In 1899 the conference elected him presiding elder, an office in which he served eight years on the Elkhart and Ft. Wayne districts. In 1907 and 1908 he served First Church in Indianapolis. From 1909 to 1922, he again served as presiding elder on all presiding elder districts of the conference. In 1923, Baumgartner resigned as presiding elder to become solicitor of funds for the liquidation of the debt on the Old Peoples Home, and in 1927, completed forty years of active service to the Evangelical Church.
James E. Keene (1878-1986), American minister, served in the Church of the United Brethren in Christ and Evangelical United Brethren denominations. His pastoral service in the Eastern Pennsylvania Conference was as follows: Intercourse (1903-1904), Jacksonville Circuit (1904-1908), Denver (1908-1909), Lititz (1909- 1914), Lancaster (1914-1918), Mont Clare (1918-1926), Pine Grove (1926-1933), Cleona and Pleasant Hill (1933- 1943), Avon (1943-1947), and Coatsville (1947-1950).
Jacob Hartzler (1833-1915) was licensed to preach with the Evangelical Association, Central Pennsylvania Conference, in 1856. He served several pastoral assignments before his assignment as editor of the Evangelical Messenger in 1870. In 1880 he moved to Japan where he learned Japanese and was assigned to the Bible Translating Committee.

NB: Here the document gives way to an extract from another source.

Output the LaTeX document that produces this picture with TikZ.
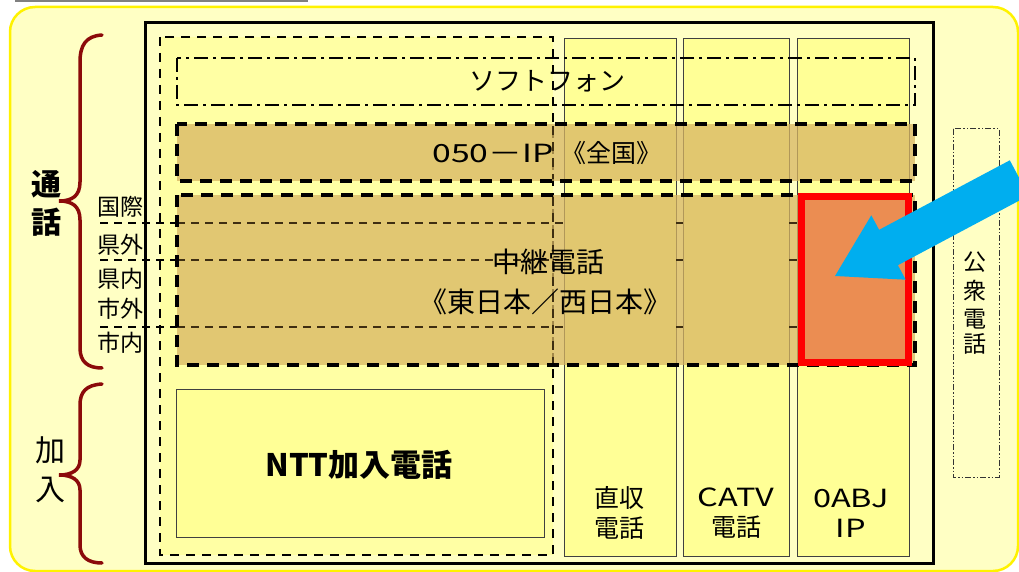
\documentclass[tikz,border=0pt]{standalone}
\usepackage{fontspec}
\setmainfont{Noto Sans CJK JP}
\usetikzlibrary{calc}
\definecolor{paleY}{HTML}{FFFFC4}
\definecolor{midY}{HTML}{FFFFA4}
\definecolor{colY}{HTML}{FFFF96}
\definecolor{tanC}{RGB}{216,181,98}
\definecolor{darkBr}{HTML}{3E2E12}
\definecolor{braceR}{HTML}{8B0A0A}
\definecolor{orangeF}{HTML}{EB8D52}
\definecolor{arrowB}{HTML}{00AEEF}
\tikzset{
  brace/.style={draw=braceR,line width=3.5pt,line cap=round},
  colbox/.style={draw=black!75,line width=1pt,fill=colY},
  tanbox/.style={fill=tanC,fill opacity=0.75,draw=none},
  tanedge/.style={draw=black,line width=4pt,dash pattern=on 12pt off 8pt},
  lvline/.style={line width=1.6pt,dash pattern=on 8pt off 6pt},
  lbl/.style={inner sep=0pt,font=\fontsize{23}{23}\selectfont},
  big/.style={inner sep=0pt,font=\fontsize{28}{28}\selectfont},
  coltxt/.style={inner sep=0pt,align=center,font=\fontsize{25}{30}\selectfont},
}
\begin{document}
\begin{tikzpicture}[x=1pt,y=-1pt]
\useasboundingbox (0,0) rectangle (1019,572);
% outer rounded background
\draw[fill=paleY,draw=yellow,line width=2.5pt,rounded corners=25pt] (10,7) rectangle (1018,571);
\draw[gray,line width=2pt] (15,1) -- (308,1);
% NTT dashed region fill
\fill[midY] (160,37) rectangle (553,555);
% level dashed lines
\foreach \yy/\nm in {223/a,260/b,327/c}{
  \coordinate (L\nm1) at (100,\yy);
  \coordinate (L\nm2) at (177,\yy);
  \coordinate (L\nm3) at (564,\yy);
  \coordinate (L\nm4) at (676,\yy);
  \coordinate (L\nm5) at (683,\yy);
  \coordinate (L\nm6) at (789,\yy);
  \coordinate (L\nm7) at (797,\yy);
  \draw[lvline,black] (L\nm1) -- (L\nm2);
}
% columns
\node[colbox,minimum width=112pt,minimum height=518pt,anchor=north west,inner sep=0pt] (c1) at (564,38) {};
\node[colbox,minimum width=106pt,minimum height=518pt,anchor=north west,inner sep=0pt] (c2) at (683,38) {};
\node[colbox,minimum width=112pt,minimum height=518pt,anchor=north west,inner sep=0pt] (c3) at (797,38) {};
% NTT dashed box
\draw[black,line width=2.2pt,dash pattern=on 9pt off 7pt] (160,37) rectangle (553,555);
% NTT box
\node[colbox,minimum width=368pt,minimum height=148pt,anchor=north west,inner sep=0pt] (ntt) at (176,389) {};
\node[inner sep=0pt,font=\bfseries\fontsize{31}{31}\selectfont] at (359,465) {NTT加入電話};
% softphone
\draw[black,line width=2.2pt,dash pattern=on 14pt off 5pt on 3pt off 5pt] (177,58) rectangle (915,105);
\node[inner sep=0pt,font=\fontsize{26}{26}\selectfont] (soft) at (547,81) {ソフトフォン};
% 050-IP
\fill[tanbox] (177,124) rectangle (915,181);
\draw[tanedge] (177,124) rectangle (915,181);
\node[inner sep=0pt,font=\fontsize{25}{25}\selectfont] (ip) at (547,153) {\scalebox{1.35}[1]{050－IP}\hspace{8pt}《全国》};
% relay
\fill[tanbox] (177,195) rectangle (915,365);
% lines seen through the tan
\foreach \nm in {a,b,c}{
  \draw[lvline,darkBr] (L\nm2) -- (L\nm3);
  \draw[lvline,darkBr] (L\nm4) -- (L\nm5);
  \draw[lvline,darkBr] (L\nm6) -- (L\nm7);
}
\draw[darkBr,line width=2.2pt,dash pattern=on 9pt off 7pt] (553,197) -- (553,363);
\draw[darkBr,line width=2.2pt,dash pattern=on 9pt off 7pt] (553,126) -- (553,179);
\draw[tanedge] (177,195) rectangle (915,365);
\node[big] (relay1) at (548,262) {中継電話};
\node[big] (relay2) at (545,302) {《東日本／西日本》};
% red box
\draw[red,line width=7pt,fill=orangeF] (801.5,196.5) rectangle (908.5,362.5);
\coordinate (tip) at (835,276);
% column labels
\node[coltxt] at (619,513) {直収\\電話};
\node[coltxt] at (736,513) {\scalebox{1.3}[1]{CATV}\\電話};
\node[coltxt] at (851,513) {\scalebox{1.3}[1]{0ABJ}\\\scalebox{1.3}[1]{IP}};
% frame
\draw[black,line width=3pt] (145,23) rectangle (933,563);
% public phone
\draw[black!80,line width=1pt,dash pattern=on 6pt off 2pt on 1.5pt off 2pt on 1.5pt off 2pt] (953,129) rectangle (999,477);
\node[lbl] at (975,262) {公};
\node[lbl] at (975,291) {衆};
\node[lbl] at (975,319) {電};
\node[lbl] at (975,344) {話};
% level labels
\node[lbl] at (120,207) {国際};
\node[lbl] at (120,245) {県外};
\node[lbl] at (120,279) {県内};
\node[lbl] at (120,309) {市外};
\node[lbl] at (120,343) {市内};
% braces
\draw[brace] (102,35) .. controls (86,36) and (80,45) .. (80,62) -- (80,182) .. controls (80,196) and (72,201) .. (59,201) .. controls (72,201) and (80,206) .. (80,220) -- (80,348) .. controls (80,362) and (88,368) .. (102,368);
\draw[brace] (102,384) .. controls (86,385) and (80,392) .. (80,405) -- (80,460) .. controls (80,470) and (72,475) .. (59,475) .. controls (72,475) and (80,480) .. (80,490) -- (80,545) .. controls (80,557) and (88,563) .. (102,563);
\node[inner sep=0pt,font=\bfseries\fontsize{30}{30}\selectfont] at (46,184) {通};
\node[inner sep=0pt,font=\bfseries\fontsize{30}{30}\selectfont] at (46,222) {話};
\node[inner sep=0pt,font=\fontsize{30}{30}\selectfont] at (50,450) {加};
\node[inner sep=0pt,font=\fontsize{30}{30}\selectfont] at (50,490) {入};
% blue arrow
\begin{scope}
\clip (0,0) rectangle (1019,572);
\fill[arrowB] (tip) -- ($(tip)+(70.7,3.7)$) -- ($(tip)+(62.9,-10.8)$) -- ($(tip)+(193.6,-80.4)$) -- ($(tip)+(174.8,-115.7)$) -- ($(tip)+(44.1,-46.2)$) -- ($(tip)+(36.3,-60.7)$) -- cycle;
\end{scope}
\end{tikzpicture}
\end{document}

In 1886 he was elected president of the Japanese branch of the Evangelical Alliance, and in 1887 he served as pastor of the Union Church in Tokyo. In the split of the Evangelical Association Hartzler moved with the United Evangelical Church and became an elder in 1894. Hartzler was superannuated in 1911 and died at York, Pennsylvania, 1915.
Zella M. Glidden (1907-1994), American Methodist missionary, served in Angola during the first half of the twentieth century. She was a professor at the William Taylor Memorial Institute in the Quessua District of Angola until 1947.